**Job**
Repeat the material verbatim. Images are excluded from the copy.
• • •
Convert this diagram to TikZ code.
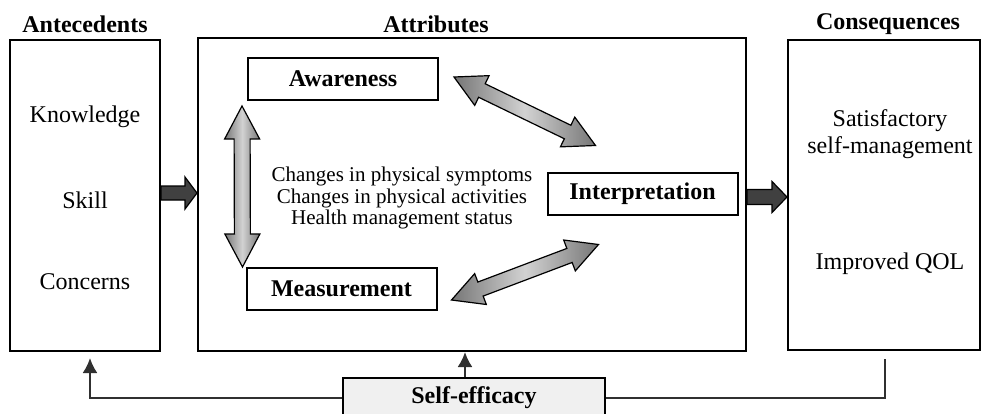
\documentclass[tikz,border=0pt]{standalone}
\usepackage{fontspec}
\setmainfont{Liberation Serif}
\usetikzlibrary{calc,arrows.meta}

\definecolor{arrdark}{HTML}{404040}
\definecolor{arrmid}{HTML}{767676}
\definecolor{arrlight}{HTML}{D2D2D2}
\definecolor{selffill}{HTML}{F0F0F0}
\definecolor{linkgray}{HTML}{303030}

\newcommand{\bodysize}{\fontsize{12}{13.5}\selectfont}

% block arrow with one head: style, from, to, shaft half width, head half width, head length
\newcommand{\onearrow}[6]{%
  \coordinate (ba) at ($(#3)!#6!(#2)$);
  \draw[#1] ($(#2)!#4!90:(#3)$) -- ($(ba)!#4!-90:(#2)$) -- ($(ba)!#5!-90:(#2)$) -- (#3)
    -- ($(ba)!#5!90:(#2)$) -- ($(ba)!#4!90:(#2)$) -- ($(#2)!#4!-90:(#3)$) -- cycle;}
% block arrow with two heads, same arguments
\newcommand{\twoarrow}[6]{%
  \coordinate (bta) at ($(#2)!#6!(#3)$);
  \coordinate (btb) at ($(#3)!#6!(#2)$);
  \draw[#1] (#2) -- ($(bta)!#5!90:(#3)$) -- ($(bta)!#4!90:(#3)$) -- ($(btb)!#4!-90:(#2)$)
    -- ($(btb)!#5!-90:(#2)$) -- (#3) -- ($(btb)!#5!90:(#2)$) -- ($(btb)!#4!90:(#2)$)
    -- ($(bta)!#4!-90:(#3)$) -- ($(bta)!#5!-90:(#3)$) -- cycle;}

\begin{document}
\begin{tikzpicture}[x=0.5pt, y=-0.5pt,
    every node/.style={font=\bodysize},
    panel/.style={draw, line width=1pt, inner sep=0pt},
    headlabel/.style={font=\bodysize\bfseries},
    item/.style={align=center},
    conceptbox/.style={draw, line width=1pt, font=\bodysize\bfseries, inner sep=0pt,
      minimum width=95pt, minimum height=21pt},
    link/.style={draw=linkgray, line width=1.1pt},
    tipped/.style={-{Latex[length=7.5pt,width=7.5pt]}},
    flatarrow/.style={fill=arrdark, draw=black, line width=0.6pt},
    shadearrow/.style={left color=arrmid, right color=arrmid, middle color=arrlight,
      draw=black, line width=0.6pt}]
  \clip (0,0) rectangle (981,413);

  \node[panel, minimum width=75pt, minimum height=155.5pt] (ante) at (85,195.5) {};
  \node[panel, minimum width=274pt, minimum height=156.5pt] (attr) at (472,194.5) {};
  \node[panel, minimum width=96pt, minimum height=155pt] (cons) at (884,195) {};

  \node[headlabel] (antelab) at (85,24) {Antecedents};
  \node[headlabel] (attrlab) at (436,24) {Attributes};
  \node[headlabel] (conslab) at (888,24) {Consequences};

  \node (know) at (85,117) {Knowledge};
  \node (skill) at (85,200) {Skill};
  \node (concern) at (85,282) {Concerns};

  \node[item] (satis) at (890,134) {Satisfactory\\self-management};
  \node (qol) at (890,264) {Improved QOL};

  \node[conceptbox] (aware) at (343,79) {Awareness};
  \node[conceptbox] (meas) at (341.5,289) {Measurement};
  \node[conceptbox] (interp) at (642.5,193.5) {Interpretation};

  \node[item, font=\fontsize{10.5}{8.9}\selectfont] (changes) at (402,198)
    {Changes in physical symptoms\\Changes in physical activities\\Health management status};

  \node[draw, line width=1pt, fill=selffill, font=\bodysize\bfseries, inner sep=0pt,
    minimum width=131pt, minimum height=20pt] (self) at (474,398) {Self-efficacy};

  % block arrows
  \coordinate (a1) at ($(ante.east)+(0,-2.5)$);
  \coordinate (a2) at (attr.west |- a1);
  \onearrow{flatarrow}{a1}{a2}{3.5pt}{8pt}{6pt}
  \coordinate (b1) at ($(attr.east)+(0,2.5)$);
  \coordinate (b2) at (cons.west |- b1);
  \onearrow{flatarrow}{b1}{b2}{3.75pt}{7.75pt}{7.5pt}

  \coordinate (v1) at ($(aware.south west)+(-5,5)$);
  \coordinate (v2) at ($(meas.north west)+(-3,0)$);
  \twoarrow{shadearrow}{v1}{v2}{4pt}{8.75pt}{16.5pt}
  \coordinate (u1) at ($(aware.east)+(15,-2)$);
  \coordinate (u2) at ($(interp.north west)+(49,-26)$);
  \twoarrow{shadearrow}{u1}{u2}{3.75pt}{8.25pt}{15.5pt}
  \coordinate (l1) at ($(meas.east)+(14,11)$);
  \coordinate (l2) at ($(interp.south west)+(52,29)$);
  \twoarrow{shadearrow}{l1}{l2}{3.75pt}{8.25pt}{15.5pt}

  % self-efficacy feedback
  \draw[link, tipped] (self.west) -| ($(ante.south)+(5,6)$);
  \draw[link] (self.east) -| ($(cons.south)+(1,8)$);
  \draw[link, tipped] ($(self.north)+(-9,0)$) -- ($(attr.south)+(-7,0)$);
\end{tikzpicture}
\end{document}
• • •
**Final result**
Convert this diagram to TikZ code.
\documentclass[tikz,border=0pt]{standalone}
\usepackage{fontspec}
\setmainfont{Liberation Serif}
\usetikzlibrary{calc,arrows.meta}

\definecolor{arrdark}{HTML}{404040}
\definecolor{arrmid}{HTML}{767676}
\definecolor{arrlight}{HTML}{D2D2D2}
\definecolor{selffill}{HTML}{F0F0F0}
\definecolor{linkgray}{HTML}{303030}

\newcommand{\bodysize}{\fontsize{12}{13.5}\selectfont}

% block arrow with one head: style, from, to, shaft half width, head half width, head length
\newcommand{\onearrow}[6]{%
  \coordinate (ba) at ($(#3)!#6!(#2)$);
  \draw[#1] ($(#2)!#4!90:(#3)$) -- ($(ba)!#4!-90:(#2)$) -- ($(ba)!#5!-90:(#2)$) -- (#3)
    -- ($(ba)!#5!90:(#2)$) -- ($(ba)!#4!90:(#2)$) -- ($(#2)!#4!-90:(#3)$) -- cycle;}
% block arrow with two heads, same arguments
\newcommand{\twoarrow}[6]{%
  \coordinate (bta) at ($(#2)!#6!(#3)$);
  \coordinate (btb) at ($(#3)!#6!(#2)$);
  \draw[#1] (#2) -- ($(bta)!#5!90:(#3)$) -- ($(bta)!#4!90:(#3)$) -- ($(btb)!#4!-90:(#2)$)
    -- ($(btb)!#5!-90:(#2)$) -- (#3) -- ($(btb)!#5!90:(#2)$) -- ($(btb)!#4!90:(#2)$)
    -- ($(bta)!#4!-90:(#3)$) -- ($(bta)!#5!-90:(#3)$) -- cycle;}

\begin{document}
\begin{tikzpicture}[x=0.5pt, y=-0.5pt,
    every node/.style={font=\bodysize},
    panel/.style={draw, line width=1pt, inner sep=0pt},
    headlabel/.style={font=\bodysize\bfseries},
    item/.style={align=center},
    conceptbox/.style={draw, line width=1pt, font=\bodysize\bfseries, inner sep=0pt,
      minimum width=95pt, minimum height=21pt},
    link/.style={draw=linkgray, line width=1.1pt},
    tipped/.style={-{Latex[length=7.5pt,width=7.5pt]}},
    flatarrow/.style={fill=arrdark, draw=black, line width=0.6pt},
    shadearrow/.style={left color=arrmid, right color=arrmid, middle color=arrlight,
      draw=black, line width=0.6pt}]
  \clip (0,0) rectangle (981,413);

  \node[panel, minimum width=75pt, minimum height=155.5pt] (ante) at (85,195.5) {};
  \node[panel, minimum width=274pt, minimum height=156.5pt] (attr) at (472,194.5) {};
  \node[panel, minimum width=96pt, minimum height=155pt] (cons) at (884,195) {};

  \node[headlabel] (antelab) at (85,24) {Antecedents};
  \node[headlabel] (attrlab) at (436,24) {Attributes};
  \node[headlabel] (conslab) at (888,24) {Consequences};

  \node (know) at (85,117) {Knowledge};
  \node (skill) at (85,200) {Skill};
  \node (concern) at (85,282) {Concerns};

  \node[item] (satis) at (890,134) {Satisfactory\\self-management};
  \node (qol) at (890,264) {Improved QOL};

  \node[conceptbox] (aware) at (343,79) {Awareness};
  \node[conceptbox] (meas) at (341.5,289) {Measurement};
  \node[conceptbox] (interp) at (642.5,193.5) {Interpretation};

  \node[item, font=\fontsize{10.5}{8.9}\selectfont] (changes) at (402,198)
    {Changes in physical symptoms\\Changes in physical activities\\Health management status};

  \node[draw, line width=1pt, fill=selffill, font=\bodysize\bfseries, inner sep=0pt,
    minimum width=131pt, minimum height=20pt] (self) at (474,398) {Self-efficacy};

  % block arrows
  \coordinate (a1) at ($(ante.east)+(0,-2.5)$);
  \coordinate (a2) at (attr.west |- a1);
  \onearrow{flatarrow}{a1}{a2}{3.5pt}{8pt}{6pt}
  \coordinate (b1) at ($(attr.east)+(0,2.5)$);
  \coordinate (b2) at (cons.west |- b1);
  \onearrow{flatarrow}{b1}{b2}{3.75pt}{7.75pt}{7.5pt}

  \coordinate (v1) at ($(aware.south west)+(-5,5)$);
  \coordinate (v2) at ($(meas.north west)+(-3,0)$);
  \twoarrow{shadearrow}{v1}{v2}{4pt}{8.75pt}{16.5pt}
  \coordinate (u1) at ($(aware.east)+(15,-2)$);
  \coordinate (u2) at ($(interp.north west)+(49,-26)$);
  \twoarrow{shadearrow}{u1}{u2}{3.75pt}{8.25pt}{15.5pt}
  \coordinate (l1) at ($(meas.east)+(14,11)$);
  \coordinate (l2) at ($(interp.south west)+(52,29)$);
  \twoarrow{shadearrow}{l1}{l2}{3.75pt}{8.25pt}{15.5pt}

  % self-efficacy feedback
  \draw[link, tipped] (self.west) -| ($(ante.south)+(5,6)$);
  \draw[link] (self.east) -| ($(cons.south)+(1,8)$);
  \draw[link, tipped] ($(self.north)+(-9,0)$) -- ($(attr.south)+(-7,0)$);
\end{tikzpicture}
\end{document}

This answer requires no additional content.